King's decision to cancel meetings
without a plan for alternative forums came off as a whiny, embarrassing
error. Parents and teachers are upset and fearful: That's why these
meetings have to happen. It's not an excuse to cancel them. But calls
for King's resignation from legislators and educators are overblown.
Test scores of third- through eighth-graders across the state plummeted
about 30 percent compared with the previous year because the standards
got tougher and the curriculum is new. The curriculum and its toughness
are steps in the right direction. But parents are rightfully anxious
about the changes
.Listening to and understanding what King is trying to do, and in
response, offering suggestions and alternatives that could make the
adoption of the new curriculum smoother, should be the point of these
forums. But if people want to scream and shout, then King, who works for
these taxpayers and has admitted the Common Core rollout was clumsy and
poorly explained, needs to sit there and take it.

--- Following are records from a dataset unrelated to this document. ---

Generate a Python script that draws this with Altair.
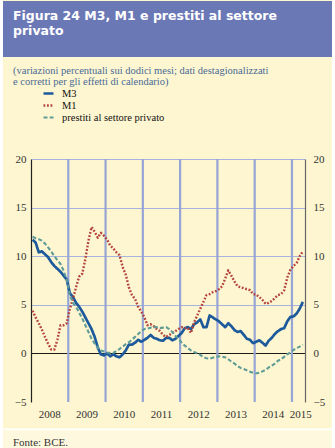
import altair as alt
import pandas as pd

# ---------------- data (monthly, Jan 2008 - Apr 2015) ----------------
series_names = ["M3", "M1", "prestiti al settore privato"]

m3 = [11.7, 11.4, 10.4, 10.5, 10.2, 9.9, 9.4, 9.0, 8.7, 8.4, 8.0, 7.6,
      6.2, 5.8, 5.2, 4.8, 4.3, 3.7, 3.1, 2.5, 1.7, 0.6, -0.1, -0.2,
      0.0, -0.3, -0.1, -0.3, -0.4, -0.1, 0.3, 0.9, 0.9, 1.1, 1.4, 1.2,
      1.4, 1.6, 1.9, 1.6, 1.5, 1.35, 1.3, 1.6, 1.6, 1.35, 1.5, 1.8,
      2.1, 2.6, 2.7, 2.5, 3.0, 3.2, 3.5, 2.7, 2.7, 3.9, 3.7, 3.5,
      3.3, 3.0, 2.7, 3.1, 2.8, 2.4, 2.2, 2.3, 1.9, 1.5, 1.4, 1.05,
      1.2, 1.35, 1.1, 0.8, 1.3, 1.6, 2.0, 2.3, 2.5, 2.6, 3.3, 3.75,
      3.8, 4.1, 4.6, 5.3]

m1 = [4.4, 3.7, 3.1, 2.45, 1.7, 1.0, 0.4, 0.4, 1.4, 2.9, 2.9, 3.1,
      4.6, 5.6, 6.8, 7.9, 8.2, 9.7, 11.6, 13.0, 12.5, 11.9, 12.4, 12.1,
      11.7, 11.1, 10.8, 10.4, 10.1, 8.9, 8.1, 6.8, 6.0, 5.6, 4.8, 4.3,
      3.7, 2.9, 3.0, 2.8, 2.5, 2.3, 1.9, 1.7, 1.9, 2.1, 2.3, 2.5,
      2.7, 2.6, 2.6, 2.1, 3.2, 3.9, 4.6, 5.3, 6.0, 6.1, 6.3, 6.4,
      6.6, 6.9, 7.7, 8.55, 8.0, 7.4, 6.9, 6.8, 6.7, 6.6, 6.5, 6.1,
      6.05, 5.8, 5.5, 5.1, 5.2, 5.4, 5.7, 6.0, 6.1, 6.5, 7.8, 8.6,
      9.0, 9.3, 10.0, 10.5]

prestiti = [12.0, 11.85, 11.75, 11.6, 11.3, 10.9, 10.5, 10.0, 9.6, 9.2, 8.5, 7.6,
            6.0, 5.2, 4.8, 4.2, 3.6, 2.9, 2.2, 1.5, 1.0, 0.6, 0.3, 0.2,
            0.1, 0.05, 0.05, 0.25, 0.45, 0.7, 0.95, 1.15, 1.4, 1.7, 2.0, 2.3,
            2.5, 2.55, 2.65, 2.7, 2.7, 2.6, 2.65, 2.7, 2.5, 2.2, 1.8, 1.5,
            1.1, 0.8, 0.55, 0.3, 0.15, 0.0, -0.15, -0.4, -0.5, -0.55, -0.45, -0.35,
            -0.3, -0.35, -0.4, -0.6, -0.85, -1.05, -1.3, -1.5, -1.6, -1.75, -1.9, -2.0,
            -2.05, -2.0, -1.85, -1.7, -1.45, -1.25, -1.05, -0.75, -0.6, -0.35, -0.1, 0.1,
            0.35, 0.55, 0.7, 0.9]

years = ["2008", "2009", "2010", "2011", "2012", "2013", "2014", "2015"]
y_ticks = [-5, 0, 5, 10, 15, 20]

title_text = "Figura 24 M3, M1 e prestiti al settore\nprivato"
subtitle_text = ("(variazioni percentuali sui dodici mesi; dati destagionalizzati\n"
                 "e corretti per gli effetti di calendario)")
source_text = "Fonte: BCE."

# ---------------- tables ----------------
rows = []
for name, vals in zip(series_names, [m3, m1, prestiti]):
    for i, v in enumerate(vals):
        rows.append({"serie": name, "t": i + 0.5, "v": v})
df = pd.DataFrame(rows)

x_end = 88.2
year_starts = [12 * k for k in range(len(years))]
year_df = pd.DataFrame({
    "anno": years,
    "pos": [(s + min(s + 12, x_end + 1.5)) / 2 for s in year_starts],
})
bound_df = pd.DataFrame({"b": [float(v) for v in year_starts[1:]]})

# ---------------- styles ----------------
W, H = 274, 243
PL, PT = 31, 159
BG = "#fdf6d0"
GRID = "#a9b4de"
VGRID = "#97a4d6"
SERIF = "Liberation Serif"
colors = ["#1d5a9c", "#b3433c", "#5f9c97"]
dashes = [[1, 0], [1.8, 1.7], [4, 2.2]]
widths = [2.7, 2.1, 2.6]

xscale = alt.Scale(domain=[0, x_end], nice=False, zero=False)
yscale = alt.Scale(domain=[-5, 20], nice=False, zero=False)

legend = alt.Legend(
    title=None, orient="none", legendX=11, legendY=-72,
    symbolType="stroke", symbolSize=100, symbolStrokeWidth=2.5,
    labelFont=SERIF, labelFontSize=10.5, labelColor="#111",
    labelOffset=7, rowPadding=-1.5, padding=0,
)

x_axis = alt.Axis(
    values=year_starts, labels=False, ticks=True, tickSize=6, tickColor="#555",
    domain=False, grid=False, title=None,
)

y_left = alt.Axis(
    orient="left", values=y_ticks, ticks=False, domain=True, domainColor="#222",
    domainWidth=1.2, grid=True,
    gridColor={"condition": {"test": "datum.value === 0", "value": "#1a1a1a"},
               "value": GRID},
    gridOpacity={"condition": {"test": "datum.value === -5", "value": 0}, "value": 1},
    gridWidth=1.2,
    labelFont=SERIF, labelFontSize=11, labelColor="#333", labelPadding=5, title=None,
)

y_right = alt.Axis(
    orient="right", values=y_ticks, ticks=False, domain=True, domainColor="#666",
    domainWidth=1.2, grid=False,
    labelFont=SERIF, labelFontSize=11, labelColor="#333", labelPadding=8, title=None,
)

one = pd.DataFrame({"k": [0]})

# decoration: banner, source band, white edges
banner = alt.Chart(one).mark_rect(color="#6b78b6").encode(
    x=alt.value(3 - PL), x2=alt.value(332 - PL),
    y=alt.value(1 - PT), y2=alt.value(57 - PT),
)
src_band = alt.Chart(one).mark_rect(color="#fef9de").encode(
    x=alt.value(3 - PL), x2=alt.value(332 - PL),
    y=alt.value(430 - PT), y2=alt.value(448 - PT),
)
edge_l = alt.Chart(one).mark_rect(color="white").encode(
    x=alt.value(-PL), x2=alt.value(3 - PL), y=alt.value(-PT), y2=alt.value(448 - PT))
edge_r = alt.Chart(one).mark_rect(color="white").encode(
    x=alt.value(332 - PL), x2=alt.value(335 - PL), y=alt.value(-PT), y2=alt.value(448 - PT))
sep = alt.Chart(one).mark_rect(color="white").encode(
    x=alt.value(3 - PL), x2=alt.value(332 - PL), y=alt.value(428.5 - PT), y2=alt.value(430 - PT))

# vertical gridlines at the year boundaries
vgrid = alt.Chart(bound_df).mark_rule(stroke=VGRID, strokeWidth=2.2).encode(
    x=alt.X("b:Q", scale=xscale, axis=None),
)

lines = alt.Chart(df).mark_line(strokeJoin="round").encode(
    x=alt.X("t:Q", scale=xscale, axis=x_axis),
    y=alt.Y("v:Q", scale=yscale, axis=y_left),
    color=alt.Color("serie:N", scale=alt.Scale(domain=series_names, range=colors),
                    legend=legend, sort=series_names),
    strokeDash=alt.StrokeDash("serie:N", scale=alt.Scale(domain=series_names, range=dashes),
                              legend=legend, sort=series_names),
    strokeWidth=alt.StrokeWidth("serie:N", scale=alt.Scale(domain=series_names, range=widths),
                                legend=legend, sort=series_names),
    order="t:Q",
)

right_axis = alt.Chart(df).mark_line(opacity=0).encode(
    x=alt.X("t:Q", scale=xscale, axis=None),
    y=alt.Y("v:Q", scale=yscale, axis=y_right),
    detail="serie:N",
)

year_labels = alt.Chart(year_df).mark_text(
    font=SERIF, fontSize=11, color="#333", baseline="middle", align="center"
).encode(
    x=alt.X("pos:Q", scale=xscale, axis=None),
    y=alt.value(H + 13),
    text="anno:N",
)

title = alt.Chart(pd.DataFrame({"txt": [title_text]})).mark_text(
    font="DejaVu Sans", fontWeight="bold", fontSize=12.5, color="white",
    align="left", baseline="alphabetic", lineBreak="\n", lineHeight=14.5,
).encode(x=alt.value(13 - PL), y=alt.value(20 - PT), text="txt:N")

subtitle = alt.Chart(pd.DataFrame({"txt": [subtitle_text]})).mark_text(
    font=SERIF, fontSize=10.5, color="#4a6a96",
    align="left", baseline="alphabetic", lineBreak="\n", lineHeight=10.5,
).encode(x=alt.value(13 - PL), y=alt.value(74 - PT), text="txt:N")

source = alt.Chart(pd.DataFrame({"txt": [source_text]})).mark_text(
    font=SERIF, fontSize=11, color="#333", align="left", baseline="alphabetic",
).encode(x=alt.value(13 - PL), y=alt.value(446 - PT), text="txt:N")

chart = alt.layer(
    banner, src_band, sep, edge_l, edge_r, vgrid, lines, right_axis,
    year_labels, title, subtitle, source,
).resolve_axis(y="independent").properties(
    width=W, height=H, background=BG,
    padding={"left": PL, "top": PT, "right": 335 - PL - W, "bottom": 448 - PT - H},
    autosize=alt.AutoSizeParams(type="none"),
).configure_view(stroke=None)

chart.save("out.html", embed_options={"renderer": "svg", "actions": False})
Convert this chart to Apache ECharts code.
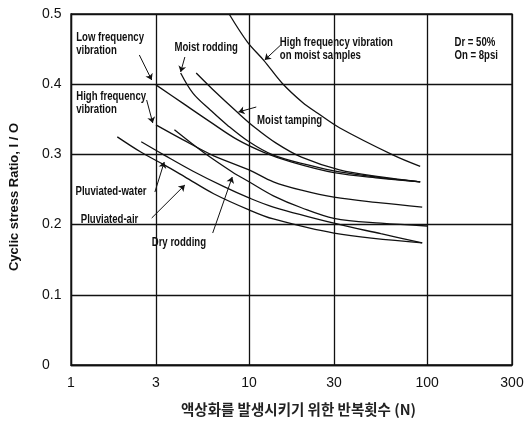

Daily News - parents and teachers need to shut and listen to the King.
Newsday - parents and teachers have the right to express their concerns to King, Tisch and the rest of the SED/Regents reformers.
Daily News - ooh, King is so strong and manly.
Newsday - King is a whiny little embarrassment. He needs to sit down, shut up and listen to the public even if they're only there to scream and shout.
The neo-cons at the DN do love their authoritarianism, don't they?
Alas for them, John King, like most strong men, was exposed as a coward when parents really took it to him.